I did read somewhere that the Cruze doesn't have the ability to read fuel pressure through the ECU. I can get a few freeze frame reports if that helps at all. 

I keep going back to that thinking maybe it should show some kinda data.


----------



## Thebigzeus (Dec 2, 2018)

Hmmm have you traced the wire from the sensor to the ecu? Does it have voltage if you unplug the sensor and turn the ignition on?


----------



## Do0ks (May 29, 2021)

Thebigzeus said:


> Hmmm have you traced the wire from the sensor to the ecu? Does it have voltage if you unplug the sensor and turn the ignition on?


It does, if I remember correctly it was 5v in signal wire ( I could be wrong about the voltage, it's been awhile, but it definitely had voltage.)


----------



## Do0ks (May 29, 2021)

Here's some freeze frame data, if that helps anyone.

Idle:
=========================================================

Vehicle VIN:
Vehicle Manufacturer: Chevrolet
Vehicle Calibration ID: 126

Freeze frame information: 
------------------
Fuel Status = 0 byte
Engine Load = 32.549 %
Engine Coolant Temperature = 149 °F
Fuel Rail Pressure = 0 psi
Fuel Trim Bank 1 Short Term = -7.812 %
Fuel Trim Bank 1 Long Term = -10.938 %
Intake Manifold Pressure = 7.397 psi
Engine RPM = 789.75 rpm
Speed (OBD) = 0 mph
Timing Advance = 6 °
Intake Air Temperature = 84.2 °F
Mass Air Flow Rate = 3.66 g/s
Throttle Position(Manifold) = 24.706 %
Run time since engine start = 123 s
Fuel Level (From Engine ECU) = 28.627 %
Distance travelled since codes cleared = 46 miles
Evap System Vapour Pressure = -3.75 Pa
Barometric pressure (from vehicle) = 14.069 psi
Catalyst Temperature (Bank 1,Sensor 1) = 809.6 °F
Voltage (Control Module) = 14.517 V
Engine Load(Absolute) = 34.902 %
Commanded Equivalence Ratio(lambda) = 1 
Relative Throttle Position = 11.373 %
Ambient air temp = 82.4 °F
Absolute Throttle Position B = 24.314 %
Accelerator PedalPosition D = 20 %
Accelerator PedalPosition E = 9.804 %


End of report.
*__*


----------



## Thebigzeus (Dec 2, 2018)

Was this always the issue? I am wondering if the replacement sensor isn’t bad. Is it OEM?


----------



## Do0ks (May 29, 2021)

Thebigzeus said:


> Was this always the issue? I am wondering if the replacement sensor isn’t bad. Is it OEM?

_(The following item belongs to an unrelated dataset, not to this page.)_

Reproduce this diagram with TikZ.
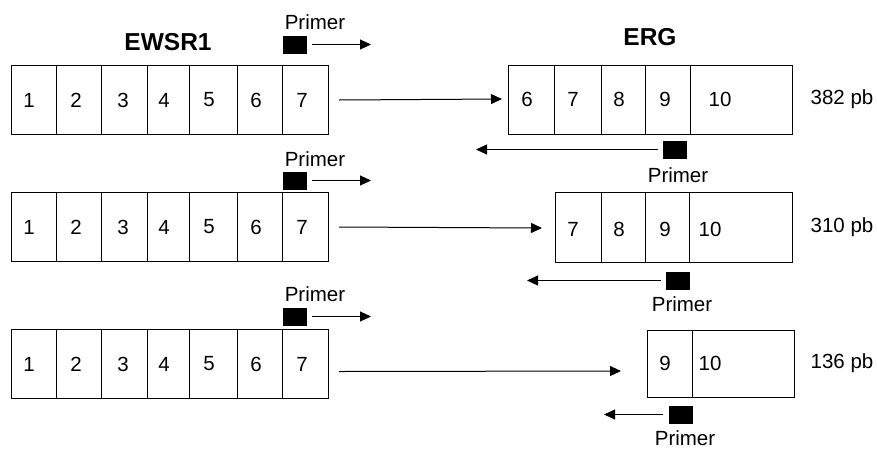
\documentclass[tikz,border=0pt]{standalone}
\usepackage{fontspec}
\setmainfont{Liberation Sans}
\usetikzlibrary{arrows.meta}
\begin{document}
\begin{tikzpicture}[x=1pt,y=-1pt,
  exon/.style={draw, line width=1pt, inner sep=0pt, anchor=north west, rectangle},
  lbl/.style={inner sep=0pt, font=\fontsize{20.5}{22}\selectfont},
  ttl/.style={inner sep=0pt, font=\fontsize{24.5}{26}\selectfont\bfseries},
  primer/.style={fill=black, draw=none, inner sep=0pt, minimum width=24pt, minimum height=18pt},
  conn/.style={line width=1pt, -{Triangle[length=11pt,width=10pt]}}]
\useasboundingbox (0,0) rectangle (877,448);
% EWSR1 rows
\foreach \r/\tp in {1/65, 2/192, 3/329}{
  \foreach \n/\l/\rr/\t in {1/11/56/29, 2/56/101/76, 3/101/147/123, 4/147/189/164, 5/189/237/209, 6/237/282/256, 7/282/328/302}{
    \pgfmathsetmacro\w{\rr-\l}
    \node[exon, minimum width=\w pt, minimum height=69pt] (w\r-\n) at (\l,\tp) {};
    \node[lbl] (wt\r-\n) at (\t,\tp+35) {\n};
  }
}
% ERG row 1
\foreach \n/\l/\rr/\t in {6/508/554/527, 7/554/601/573, 8/601/645/619, 9/645/690/665, 10/690/792/720}{
  \pgfmathsetmacro\w{\rr-\l}
  \node[exon, minimum width=\w pt, minimum height=69pt] (g1-\n) at (\l,65) {};
  \node[lbl] (gt1-\n) at (\t,99.5) {\n};
}
% ERG row 2
\foreach \n/\l/\rr/\t in {7/555/601/573, 8/601/645/619, 9/645/689/665, 10/689/792/710}{
  \pgfmathsetmacro\w{\rr-\l}
  \node[exon, minimum width=\w pt, minimum height=70pt] (g2-\n) at (\l,192) {};
  \node[lbl] (gt2-\n) at (\t,229) {\n};
}
% ERG row 3
\foreach \n/\l/\rr/\t in {9/647/692/665, 10/692/794/710}{
  \pgfmathsetmacro\w{\rr-\l}
  \node[exon, minimum width=\w pt, minimum height=67pt] (g3-\n) at (\l,330) {};
  \node[lbl] (gt3-\n) at (\t,363.5) {\n};
}
% titles
\node[ttl] (tE) at (168,42) {EWSR1};
\node[ttl] (tG) at (650,37) {ERG};
% sizes
\node[lbl] (s1) at (842,99) {382 pb};
\node[lbl] (s2) at (842,227) {310 pb};
\node[lbl] (s3) at (842,363) {136 pb};
% forward primers
\foreach \r/\y/\ty in {1/44.5/22, 2/180.5/159, 3/316.5/294}{
  \node[primer] (fp\r) at (295,\y) {};
  \node[lbl] (fpt\r) at (315,\ty) {Primer};
  \coordinate (fa\r) at (371,\y);
  \draw[conn] ([xshift=5pt]fp\r.east) -- (fa\r);
}
% reverse primers
\node[primer] (rp1) at (675,149.5) {};
\node[primer] (rp2) at (678,280.5) {};
\node[primer] (rp3) at (680.5,414.5) {};
\node[lbl] (rpt1) at (678,175) {Primer};
\node[lbl] (rpt2) at (682,304) {Primer};
\node[lbl] (rpt3) at (685,438) {Primer};
\coordinate (ra1) at (476,149.5);
\coordinate (ra2) at (527,280.5);
\coordinate (ra3) at (604,414.5);
\foreach \r in {1,2,3}{
  \draw[conn] ([xshift=-5pt]rp\r.west) -- (ra\r);
}
% fusion connectors
\coordinate (m1) at (502,99);
\coordinate (m2) at (542,228);
\coordinate (m3) at (621,371);
\draw[conn] ([xshift=10pt]w1-7.east) -- (m1);
\draw[conn] ([xshift=10pt]w2-7.east) -- (m2);
\draw[conn] ([xshift=10pt,yshift=-7.5pt]w3-7.east) -- (m3);
\end{tikzpicture}
\end{document}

Yeah, it's been a issue shortly after I got the car. Originally, testing and noticing no pressure I instantly thought the fuel pressure sensor but after changing it out the same code existed and no change in the car occured. 

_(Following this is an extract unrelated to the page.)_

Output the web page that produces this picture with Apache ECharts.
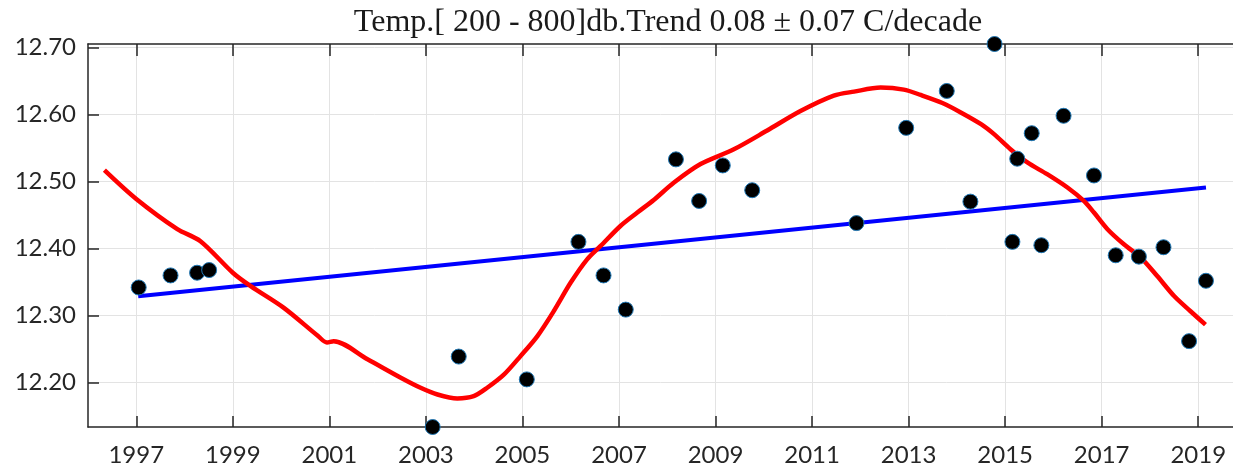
<!DOCTYPE html>
<html>
<head>
<meta charset="utf-8">
<script src="https://cdn.jsdelivr.net/npm/echarts@6/dist/echarts.min.js"></script>
<style>
html,body{margin:0;padding:0;background:#fff;overflow:hidden;}
#chart{width:1233px;height:467px;}
</style>
</head>
<body>
<div id="chart"></div>
<script>
// Observation points (year, temperature)
const obsYears = [1997.05, 1997.71, 1998.26, 1998.51, 2003.14, 2003.68, 2005.09, 2006.16, 2006.68, 2007.14,
  2008.18, 2008.66, 2009.15, 2009.76, 2011.92, 2012.95, 2013.79, 2014.28, 2014.78, 2015.15,
  2015.25, 2015.55, 2015.75, 2016.21, 2016.84, 2017.29, 2017.77, 2018.28, 2018.81, 2019.16];
const obsTemps = [12.342, 12.360, 12.364, 12.368, 12.134, 12.239, 12.205, 12.410, 12.360, 12.309,
  12.533, 12.471, 12.524, 12.487, 12.438, 12.580, 12.635, 12.470, 12.705, 12.410,
  12.534, 12.572, 12.405, 12.598, 12.509, 12.390, 12.388, 12.402, 12.262, 12.352];

// Linear trend line endpoints
const trendYears = [1997.04, 2019.16];
const trendTemps = [12.329, 12.491];

// Smoothed curve
const smoothYears = [1996.34, 1997.0, 1997.85, 1998.33, 1999.0, 1999.37, 2000.05, 2000.76, 2000.95, 2001.09,
  2001.79, 2002.48, 2002.89, 2003.24, 2003.65, 2003.99, 2004.27, 2004.62, 2004.96, 2005.31,
  2005.65, 2006.0, 2006.34, 2006.62, 2007.03, 2007.38, 2007.72, 2008.14, 2008.69, 2009.38,
  2010.07, 2010.76, 2011.45, 2011.87, 2012.42, 2012.9, 2013.25, 2013.7, 2014.08, 2014.5,
  2014.77, 2015.11, 2015.46, 2015.87, 2016.29, 2016.63, 2016.84, 2017.12, 2017.46, 2017.81,
  2018.15, 2018.5, 2018.84, 2019.15];
const smoothTemps = [12.517, 12.474, 12.429, 12.411, 12.364, 12.344, 12.312, 12.270, 12.260, 12.262,
  12.235, 12.2075, 12.1925, 12.1825, 12.1766, 12.180, 12.1925, 12.2124, 12.2397, 12.2696,
  12.3069, 12.3493, 12.384, 12.4039, 12.4337, 12.4537, 12.4725, 12.4985, 12.526, 12.548,
  12.576, 12.605, 12.628, 12.634, 12.640, 12.637, 12.629, 12.617, 12.603, 12.5855,
  12.5706, 12.5482, 12.5284, 12.5109, 12.491, 12.471, 12.4537, 12.4289, 12.4064, 12.3866,
  12.3591, 12.3293, 12.3066, 12.2866];

const xTicks = [1997, 1999, 2001, 2003, 2005, 2007, 2009, 2011, 2013, 2015, 2017, 2019];
const yTicks = [12.2, 12.3, 12.4, 12.5, 12.6, 12.7];
const titleText = 'Temp.[ 200 - 800]db.Trend 0.08 \u00b1 0.07 C/decade';

const zip = (a, b) => a.map((v, i) => [v, b[i]]);

const chart = echarts.init(document.getElementById('chart'), null, {renderer: 'canvas'});
const axisColor = '#262626';
const gridColor = '#e3e3e3';
const xMin = 1996, xMax = 2019.72;
chart.setOption({
  animation: false,
  title: {
    text: titleText,
    left: 663, textAlign: 'center', top: 2,
    textStyle: {fontFamily: 'Liberation Serif', fontWeight: 'normal', fontSize: 32, color: '#1a1a1a'}
  },
  grid: {left: 88, right: 0, top: 44, bottom: 40, containLabel: false},
  xAxis: [{
    type: 'value', min: xMin, max: xMax, position: 'bottom',
    axisLine: {show: true, onZero: false, lineStyle: {color: axisColor, width: 1.5}},
    axisTick: {show: true, inside: true, length: 11, customValues: xTicks, lineStyle: {color: axisColor, width: 1.5}},
    axisLabel: {show: true, customValues: xTicks, margin: 16, fontFamily: 'Lato', fontSize: 24, color: axisColor,
      formatter: v => String(Math.round(v))},
    splitLine: {show: true, lineStyle: {color: gridColor, width: 1}}
  }, {
    type: 'value', min: xMin, max: xMax, position: 'top',
    axisLine: {show: true, onZero: false, lineStyle: {color: axisColor, width: 1.5}},
    axisTick: {show: true, inside: true, length: 12, customValues: xTicks, lineStyle: {color: axisColor, width: 1.5}},
    axisLabel: {show: false},
    splitLine: {show: false}
  }],
  yAxis: {
    type: 'value', min: 12.134, max: 12.705,
    axisLine: {show: true, onZero: false, lineStyle: {color: axisColor, width: 1.5}},
    axisTick: {show: true, inside: true, length: 11, customValues: yTicks, lineStyle: {color: axisColor, width: 1.5}},
    axisLabel: {show: true, customValues: yTicks, margin: 12, fontFamily: 'Lato', fontSize: 24, color: axisColor,
      formatter: v => v.toFixed(2)},
    splitLine: {show: true, lineStyle: {color: gridColor, width: 1}}
  },
  series: [{
    type: 'line', data: zip(trendYears, trendTemps), symbol: 'none',
    lineStyle: {color: '#0000ff', width: 4}, z: 3
  }, {
    type: 'line', data: zip(smoothYears, smoothTemps), symbol: 'none', smooth: 0.3,
    lineStyle: {color: '#ff0000', width: 4.5}, z: 4
  }, {
    type: 'scatter', data: zip(obsYears, obsTemps), symbol: 'circle', symbolSize: 15, clip: false,
    itemStyle: {color: '#000000', opacity: 1, borderColor: '#1f77b4', borderWidth: 1}, z: 5
  }]
});
</script>
</body>
</html>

I've also saw people with the same code had to change out the negative battery terminal and or replace the camshaft positioning sensors. It seems unbelievable to me, but then again, it seems like the whole system is linked in these newer cars..

I'm waiting for a day I get a flat tire and somehow that effects my mass air sensor or some crap like that.


----------



## Thebigzeus (Dec 2, 2018)

Very true it could be related to this: Special Coverage #14311: Negative Battery Cable

Edit: oh wait, this is in the Gen 2 forum, do you have a newer Cruze?


----------



## Do0ks (May 29, 2021)

Thebigzeus said:


> Very true it could be related to this: Special Coverage #14311: Negative Battery Cable
> 
> Edit: oh wait, this is in the Gen 2 forum, do you have a newer Cruze?


Yeah, I have a gen2. 
Worth a try I guess, before I'm done I just might have a new gen2 with how many parts I'm throwing at it. Lol


----------



## Do0ks (May 29, 2021)

It's a no go. Also just replaced the fuel pipe. 

Killing me!!


----------



## Do0ks (May 29, 2021)

Okay! Figured it out!!! 

It was a break in the wiring located in the passenger rear wheel well just past the harness behind the splash shield. 

Ran a continuity test and found the single wire was barely connected when I moved the wires. Makes sense as to why I got some voltage when testing on the fuel pressure sensor, must of moved the wires perfectly. I just cut the wire at the break and bypassed the harness with a jumper and it's good as new.

I ended up getting my hands on the gm repair manual, don't ask how I did but it does say the code p018c is definitely a break in the single or ground wire. 

So, anyone has this code the first thing to do is run a continuity test between the wiring harness and the fuel pressure sensor connector on both the signal wire and the ground wire. 

What a **** show.


----------